Commentators offer various explanations to justify this slaughter of innocents. The Maharal of Prague, however, offers the simplest answer. He writes,
Even though only one man sinned, he belonged to a larger nation … and therefore Levi and Shimon were permitted to take vengeance against all of them. The same is true in similar circumstances. For instance [God told Moses], ‘Vex the Midianites and smite them’ (Numbers 25:17). It is immaterial that many individual Midianites did not harm Israel. The nation they belonged to did…. And such is the case for all wars.

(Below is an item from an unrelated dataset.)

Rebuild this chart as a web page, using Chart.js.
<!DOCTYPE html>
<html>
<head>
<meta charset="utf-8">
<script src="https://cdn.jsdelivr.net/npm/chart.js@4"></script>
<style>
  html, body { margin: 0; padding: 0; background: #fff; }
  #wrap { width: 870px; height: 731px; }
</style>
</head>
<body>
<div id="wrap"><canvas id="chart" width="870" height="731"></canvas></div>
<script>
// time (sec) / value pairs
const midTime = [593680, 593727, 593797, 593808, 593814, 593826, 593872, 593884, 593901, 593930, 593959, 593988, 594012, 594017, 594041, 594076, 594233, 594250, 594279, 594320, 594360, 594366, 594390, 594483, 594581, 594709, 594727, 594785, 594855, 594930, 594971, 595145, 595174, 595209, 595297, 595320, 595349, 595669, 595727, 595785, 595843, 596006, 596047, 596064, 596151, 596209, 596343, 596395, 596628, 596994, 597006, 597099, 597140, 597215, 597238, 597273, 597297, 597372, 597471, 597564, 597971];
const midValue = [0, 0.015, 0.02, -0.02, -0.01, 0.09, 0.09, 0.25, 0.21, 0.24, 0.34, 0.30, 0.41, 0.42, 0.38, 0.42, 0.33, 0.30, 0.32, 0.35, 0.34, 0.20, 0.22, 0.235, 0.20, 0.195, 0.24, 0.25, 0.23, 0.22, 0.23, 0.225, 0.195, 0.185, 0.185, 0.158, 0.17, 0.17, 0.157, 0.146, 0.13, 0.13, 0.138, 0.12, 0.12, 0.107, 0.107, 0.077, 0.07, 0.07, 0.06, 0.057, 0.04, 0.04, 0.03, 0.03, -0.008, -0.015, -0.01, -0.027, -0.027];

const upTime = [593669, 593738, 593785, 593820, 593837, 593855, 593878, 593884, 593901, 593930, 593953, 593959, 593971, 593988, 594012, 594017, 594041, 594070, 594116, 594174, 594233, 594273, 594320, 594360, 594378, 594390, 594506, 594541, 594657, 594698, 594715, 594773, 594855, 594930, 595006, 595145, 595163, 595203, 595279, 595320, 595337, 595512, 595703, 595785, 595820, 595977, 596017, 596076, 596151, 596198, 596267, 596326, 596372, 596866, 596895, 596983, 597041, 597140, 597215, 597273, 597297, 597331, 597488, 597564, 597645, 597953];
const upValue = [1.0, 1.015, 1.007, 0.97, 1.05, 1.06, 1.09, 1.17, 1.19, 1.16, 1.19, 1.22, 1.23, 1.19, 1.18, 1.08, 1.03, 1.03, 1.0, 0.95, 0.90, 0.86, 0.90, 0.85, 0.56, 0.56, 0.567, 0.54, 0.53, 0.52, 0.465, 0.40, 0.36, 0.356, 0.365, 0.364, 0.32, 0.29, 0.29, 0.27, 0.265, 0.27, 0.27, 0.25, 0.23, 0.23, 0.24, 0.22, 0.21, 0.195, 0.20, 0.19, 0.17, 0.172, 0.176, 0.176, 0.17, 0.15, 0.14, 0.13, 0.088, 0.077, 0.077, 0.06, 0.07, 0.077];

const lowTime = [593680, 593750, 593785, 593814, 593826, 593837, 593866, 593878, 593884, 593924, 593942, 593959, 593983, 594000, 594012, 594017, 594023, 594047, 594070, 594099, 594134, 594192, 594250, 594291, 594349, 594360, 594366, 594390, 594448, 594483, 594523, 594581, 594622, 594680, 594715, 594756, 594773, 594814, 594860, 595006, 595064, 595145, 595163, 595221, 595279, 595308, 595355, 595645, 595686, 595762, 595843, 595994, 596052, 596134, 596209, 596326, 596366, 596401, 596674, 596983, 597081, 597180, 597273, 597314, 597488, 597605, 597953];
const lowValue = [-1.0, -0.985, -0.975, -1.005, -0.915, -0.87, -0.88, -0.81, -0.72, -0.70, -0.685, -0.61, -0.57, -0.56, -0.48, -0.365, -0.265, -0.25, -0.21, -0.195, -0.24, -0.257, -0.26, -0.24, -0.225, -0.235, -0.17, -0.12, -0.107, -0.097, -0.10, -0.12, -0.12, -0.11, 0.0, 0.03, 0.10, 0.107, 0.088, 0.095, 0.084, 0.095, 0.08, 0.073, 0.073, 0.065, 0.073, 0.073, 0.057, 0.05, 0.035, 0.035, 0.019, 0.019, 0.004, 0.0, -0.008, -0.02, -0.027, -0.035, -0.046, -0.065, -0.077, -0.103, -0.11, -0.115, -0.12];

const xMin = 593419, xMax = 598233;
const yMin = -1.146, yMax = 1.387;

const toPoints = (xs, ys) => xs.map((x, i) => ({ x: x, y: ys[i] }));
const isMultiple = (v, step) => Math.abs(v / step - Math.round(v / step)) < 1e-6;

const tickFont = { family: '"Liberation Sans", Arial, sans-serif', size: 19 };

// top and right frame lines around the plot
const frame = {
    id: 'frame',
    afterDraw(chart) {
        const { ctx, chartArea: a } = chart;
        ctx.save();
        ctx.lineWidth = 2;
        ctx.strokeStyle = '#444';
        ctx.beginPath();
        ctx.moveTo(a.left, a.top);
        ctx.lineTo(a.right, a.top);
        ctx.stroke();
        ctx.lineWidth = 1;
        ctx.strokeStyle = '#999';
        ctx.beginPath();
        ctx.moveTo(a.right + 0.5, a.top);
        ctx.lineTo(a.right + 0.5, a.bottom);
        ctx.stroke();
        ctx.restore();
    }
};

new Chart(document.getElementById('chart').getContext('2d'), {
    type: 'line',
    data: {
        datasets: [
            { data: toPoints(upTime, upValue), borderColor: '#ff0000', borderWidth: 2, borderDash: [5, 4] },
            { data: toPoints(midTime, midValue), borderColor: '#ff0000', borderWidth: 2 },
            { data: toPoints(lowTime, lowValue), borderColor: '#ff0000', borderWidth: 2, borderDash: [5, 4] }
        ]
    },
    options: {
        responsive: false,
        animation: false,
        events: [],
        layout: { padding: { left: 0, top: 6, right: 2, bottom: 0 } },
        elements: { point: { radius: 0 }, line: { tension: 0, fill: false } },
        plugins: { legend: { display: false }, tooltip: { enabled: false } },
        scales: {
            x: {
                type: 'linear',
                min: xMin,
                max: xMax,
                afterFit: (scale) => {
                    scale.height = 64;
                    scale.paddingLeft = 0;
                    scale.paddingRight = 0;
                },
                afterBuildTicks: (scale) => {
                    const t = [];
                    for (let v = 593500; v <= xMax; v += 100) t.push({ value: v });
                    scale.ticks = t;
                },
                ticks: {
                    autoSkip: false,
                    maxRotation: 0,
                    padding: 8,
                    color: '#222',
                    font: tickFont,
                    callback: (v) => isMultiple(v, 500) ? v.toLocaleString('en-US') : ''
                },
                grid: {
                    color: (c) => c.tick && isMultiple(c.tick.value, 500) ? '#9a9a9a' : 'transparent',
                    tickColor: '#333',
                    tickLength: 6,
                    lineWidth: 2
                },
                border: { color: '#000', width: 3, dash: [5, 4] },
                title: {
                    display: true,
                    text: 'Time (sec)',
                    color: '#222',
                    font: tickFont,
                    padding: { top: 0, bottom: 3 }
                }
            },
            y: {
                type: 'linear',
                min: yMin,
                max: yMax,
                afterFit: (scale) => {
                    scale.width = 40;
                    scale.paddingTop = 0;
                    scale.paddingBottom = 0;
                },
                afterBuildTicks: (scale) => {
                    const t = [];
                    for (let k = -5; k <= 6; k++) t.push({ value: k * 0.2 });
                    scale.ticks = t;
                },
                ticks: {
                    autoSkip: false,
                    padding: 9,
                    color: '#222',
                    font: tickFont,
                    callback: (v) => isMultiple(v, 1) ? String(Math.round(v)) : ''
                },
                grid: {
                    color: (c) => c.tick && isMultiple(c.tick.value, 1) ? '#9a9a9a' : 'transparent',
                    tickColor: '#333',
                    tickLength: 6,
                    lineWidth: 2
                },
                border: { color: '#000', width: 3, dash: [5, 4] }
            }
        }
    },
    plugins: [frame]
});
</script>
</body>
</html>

This logic also explains why God gave Samson strength, in his final act on earth, to kill thousands of Philistines, including many women, by toppling a building on top of them. It also clarifies why Mordechai in the Book of Esther drafts a letter for King Achashverosh which permits the Jews of the Persian Empire “to destroy, kill and annihilate every armed force of any people or province that would assault them, along with their children and women.”

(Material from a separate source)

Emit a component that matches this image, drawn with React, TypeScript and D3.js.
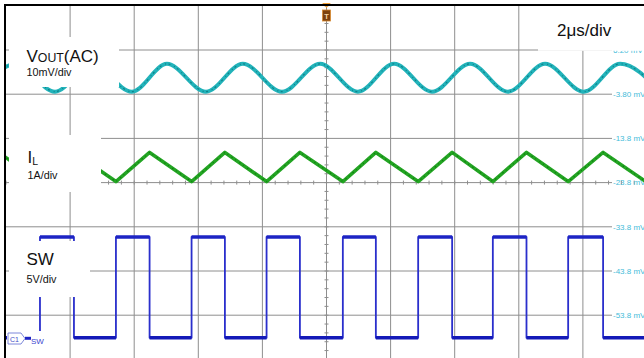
import React from "react";
import * as d3 from "d3";

const W = 644;
const H = 358;

// Screen geometry of the graticule
const X0 = 6;
const DIV_X = 64.1;
const Y0 = 5.8;
const DIV_Y = 44.2;
const N_X = 10;
const N_Y = 8;

// Reference level readouts on the right-hand side (one per inner grid line)
const levelLabels = ["6.20 mV", "-3.80 mV", "-13.8 mV", "-23.8 mV", "-33.8 mV", "-43.8 mV", "-53.8 mV"];

// VOUT(AC) ripple extrema: time in µs, value in mV
const voutTimes = [-0.84, 0.31, 1.53, 2.67, 3.93, 5.02, 6.24, 7.39, 8.61, 9.8, 10.98, 12.11, 13.29, 14.48, 15.66, 16.82, 18.03, 19.16, 20.41];
const voutValues = [-3.1, 3.2, -3.1, 3.2, -3.1, 3.2, -3.1, 3.2, -3.1, 3.2, -3.1, 3.2, -3.1, 3.2, -3.1, 3.2, -3.1, 3.2, -3.1];

// Inductor current ripple vertices: time in µs, value in A (around its mean)
const ilTimes = [-0.23, 1.06, 2.12, 3.43, 4.48, 5.79, 6.83, 8.13, 9.17, 10.51, 11.54, 12.86, 13.92, 15.19, 16.24, 17.54, 18.63, 19.96, 21.0];
const ilValues = [0.33, -0.33, 0.33, -0.33, 0.33, -0.33, 0.33, -0.33, 0.33, -0.33, 0.33, -0.33, 0.33, -0.33, 0.33, -0.33, 0.33, -0.33, 0.33];

// Switch node edges (µs) and levels (V)
const swRising = [1.06, 3.43, 5.79, 8.13, 10.51, 12.86, 15.19, 17.54, 19.96];
const swFalling = [2.12, 4.48, 6.83, 9.17, 11.54, 13.92, 16.24, 18.63];
const swHigh = 11.4;
const swLow = 0;

// Vertical setup per channel: units per division, zero position in divisions from top
const voutCh = { perDiv: 10, zeroDiv: 1.633 };
const ilCh = { perDiv: 1, zeroDiv: 3.647 };
const swCh = { perDiv: 5, zeroDiv: 7.51 };

const FONT = "'Liberation Sans', Arial, Helvetica, sans-serif";

export default function App() {
  const x = d3.scaleLinear().domain([0, 20]).range([X0, X0 + N_X * DIV_X]);
  const yDiv = d3.scaleLinear().domain([0, N_Y]).range([Y0, Y0 + N_Y * DIV_Y]);
  const yOf = (ch: { perDiv: number; zeroDiv: number }) => (v: number) => yDiv(ch.zeroDiv - v / ch.perDiv);

  const yV = yOf(voutCh);
  const yI = yOf(ilCh);
  const yS = yOf(swCh);

  const voutPts: [number, number][] = voutTimes.map((t, i) => [t, voutValues[i]]);
  const ilPts: [number, number][] = ilTimes.map((t, i) => [t, ilValues[i]]);

  const swPts: [number, number][] = [[-0.5, swLow]];
  swRising.forEach((r, i) => {
    swPts.push([r, swLow], [r, swHigh]);
    const f = swFalling[i];
    if (f !== undefined) swPts.push([f, swHigh], [f, swLow]);
  });

  const voutPath = d3
    .line<[number, number]>()
    .x((d) => x(d[0]))
    .y((d) => yV(d[1]))
    .curve(d3.curveMonotoneX)(voutPts) as string;

  const ilPath = d3
    .line<[number, number]>()
    .x((d) => x(d[0]))
    .y((d) => yI(d[1]))(ilPts) as string;

  const swPath = d3
    .line<[number, number]>()
    .x((d) => x(d[0]))
    .y((d) => yS(d[1]))(swPts) as string;

  // flat levels of the switch node drawn as heavier bands
  const swHighSegs = swRising.map((r, i) => [r, swFalling[i] ?? 21]);
  const swLowSegs = [[-0.5, swRising[0]], ...swFalling.map((f, i) => [f, swRising[i + 1] ?? 21])];

  const gridRight = 612;
  const plotBottom = yDiv(N_Y);
  const cx = x(10);
  const cy = yDiv(4);

  const xTicks = d3.range(0, N_X * 5 + 1).map((i) => X0 + (i * DIV_X) / 5);
  const yTicks = d3.range(0, N_Y * 5 + 1).map((i) => Y0 + (i * DIV_Y) / 5);

  return (
    <svg
      width={W}
      height={H}
      viewBox={`0 0 ${W} ${H}`}
      style={{ position: "absolute", left: 0, top: 0, background: "#fff" }}
    >
      <defs>
        <clipPath id="plot">
          <rect x={X0} y={Y0} width={W - X0} height={H - Y0} />
        </clipPath>
      </defs>
      <rect x={0} y={0} width={W} height={H} fill="#fff" />

      {/* graticule */}
      <g stroke="#8e8e8e" strokeWidth={1}>
        {d3.range(1, N_X).map((i) => (
          <line key={"v" + i} x1={x(i * 2)} x2={x(i * 2)} y1={Y0} y2={plotBottom} />
        ))}
        {d3.range(1, N_Y).map((i) => (
          <line key={"h" + i} x1={X0} x2={gridRight} y1={yDiv(i)} y2={yDiv(i)} />
        ))}
      </g>
      <g stroke="#8e8e8e" strokeWidth={1}>
        {xTicks.map((t, i) => (
          <line key={"xt" + i} x1={t} x2={t} y1={cy - 2} y2={cy + 2} />
        ))}
        {yTicks.map((t, i) => (
          <line key={"yt" + i} x1={cx - 2} x2={cx + 2} y1={t} y2={t} />
        ))}
      </g>

      {/* level readouts */}
      <g fontFamily={FONT} fontSize={8} fill="#45bcd9">
        {levelLabels.map((s, i) => (
          <text key={s} x={613} y={yDiv(i + 1) + 2.8}>
            {s}
          </text>
        ))}
      </g>

      {/* traces */}
      <g clipPath="url(#plot)" fill="none" strokeLinejoin="round">
        <path d={voutPath} stroke="#22b3ba" strokeWidth={4} />
        <path d={voutPath} stroke="#0f8189" strokeWidth={1.2} strokeDasharray="1 2.5 2 4" />
        <path d={ilPath} stroke="#23a523" strokeWidth={3.6} />
        <path d={ilPath} stroke="#127d12" strokeWidth={1.2} strokeDasharray="1.5 3 1 4" />
        <path d={swPath} stroke="#2a2fcc" strokeWidth={1.8} />
        {swHighSegs.map(([a, b], i) => (
          <line key={"sh" + i} x1={x(a)} x2={x(b)} y1={yS(swHigh)} y2={yS(swHigh)} stroke="#1d24c4" strokeWidth={3.6} />
        ))}
        {swLowSegs.map(([a, b], i) => (
          <line key={"sl" + i} x1={x(a)} x2={x(b)} y1={yS(swLow)} y2={yS(swLow)} stroke="#141ab8" strokeWidth={3.6} />
        ))}
      </g>

      {/* channel captions */}
      <rect x={9} y={37} width={110} height={50} fill="#fff" />
      <rect x={9} y={135} width={92} height={57} fill="#fff" />
      <rect x={9} y={241} width={81} height={56} fill="#fff" />
      <g fontFamily={FONT} fill="#111">
        <text x={26.5} y={61.7} fontSize={17}>
          V<tspan fontSize={12.3}>OUT</tspan>(AC)
        </text>
        <text x={26.5} y={76} fontSize={10.8}>10mV/div</text>
        <text x={27.5} y={163.3} fontSize={17}>
          I<tspan fontSize={10.5} dy={1.2}>L</tspan>
        </text>
        <text x={27.5} y={179.3} fontSize={10.8}>1A/div</text>
        <text x={26.5} y={265} fontSize={17}>SW</text>
        <text x={26.5} y={282.7} fontSize={10.8}>5V/div</text>
      </g>

      {/* time base */}
      <rect x={538} y={6} width={W - 538} height={44.8} fill="#fff" />
      <text x={557} y={36} fontFamily={FONT} fontSize={17} fill="#111">
        2μs/div
      </text>

      {/* trigger position marker */}
      <path d={`M${cx - 4.3},3 L${cx + 4.3},3 L${cx},8 Z`} fill="#f2a23a" />
      <rect x={cx - 4} y={10} width={8} height={11} fill="#7d420f" stroke="#d98a30" strokeWidth={0.8} />
      <text x={cx} y={18.5} fontFamily={FONT} fontSize={7.5} fontWeight="bold" fill="#f3d6a8" textAnchor="middle">
        T
      </text>

      {/* channel 1 ground marker */}
      <rect x={7} y={331} width={37} height={15} fill="#fff" />
      <path d="M8,333 L21,333 L25,338.5 L21,344 L8,344 Z" fill="#fff" stroke="#6f7cd6" strokeWidth={0.9} />
      <text x={10} y={341.6} fontFamily={FONT} fontSize={7} fill="#4450c8">C1</text>
      <line x1={25} x2={31} y1={338.3} y2={338.3} stroke="#1d24c4" strokeWidth={3} />
      <text x={31} y={344} fontFamily={FONT} fontSize={8} fill="#3a44d0">SW</text>

      {/* frame */}
      <line x1={4} x2={W} y1={5} y2={5} stroke="#000" strokeWidth={2} />
      <line x1={5} x2={5} y1={4} y2={H} stroke="#000" strokeWidth={2} />
    </svg>
  );
}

Taking revenge on innocent civilians may strike some as cruel, but, in truth, most civilians are far from innocent. Civilians comprise the home front. Many of them provide material aid (food, clothing, ammunition etc.), and just as important, they provide moral support. Very few soldiers would fight if they knew their wives, children, and fellow citizens back home weren’t supporting them.
If ordinary civilians, then, are not generally innocent, how much less so are the Arabs in Gaza and the West Bank. In fact, one can hardly point to a less innocent population in history. Among how many other innocent populations in history were little children taught to say the equivalent of, “When I grow up I want to be a suicide bomber?” In how many other innocent populations did mothers and teachers regale in such declarations?
Readers still concerned about the killing of civilians generally regarded as innocent should note that the United States and England killed hundreds of thousands of innocent Germans and Japanese during World War II. Those killed by the atom bomb, which ended the war and was applauded by America’s Greatest Generation, were almost exclusively civilians.
Realize further that if a newly belligerent Moscow dropped a nuclear bomb on Washington tomorrow, America would unhesitatingly retaliate by dropping a nuclear bomb on Moscow even though the average Moscow resident harbors no hatred for the United States.
Finally, know that when Arab terrorists murdered hundreds of Jews in Palestine in the late 1930s, the underground Irgun organization retaliated by killing innocent Arabs. Many Jews supported the Irgun and just recently Jewish Americans gushed with pride when they discovered that the father of Rahm Emanuel, Obama’s chief of staff, belonged to that organization.
Ze’ev Jabotinsky, Irgun’s head, hesitated before permitting these retaliatory attacks. But ultimately he could not tolerate a situation “in which everything is forbidden the Jew and everything permitted the Arab, a situation in which the Jew can be compared to a terrified mouse, while the Arab feels at home everywhere.”
Jabotinsky then asked a question that still resonates all these decades later: “Is this a moral situation?”
Israel cannot and will not win its future wars unless it kills many innocent civilians. This may sound horribly cruel, but war has already famously been described as hell. Either innocent Arabs will die or innocent Israelis will die. No third option exists.
The biblical commentator Ramban wrote, “Because of the mercy of fools, all justice is lost.” Let us not be fools.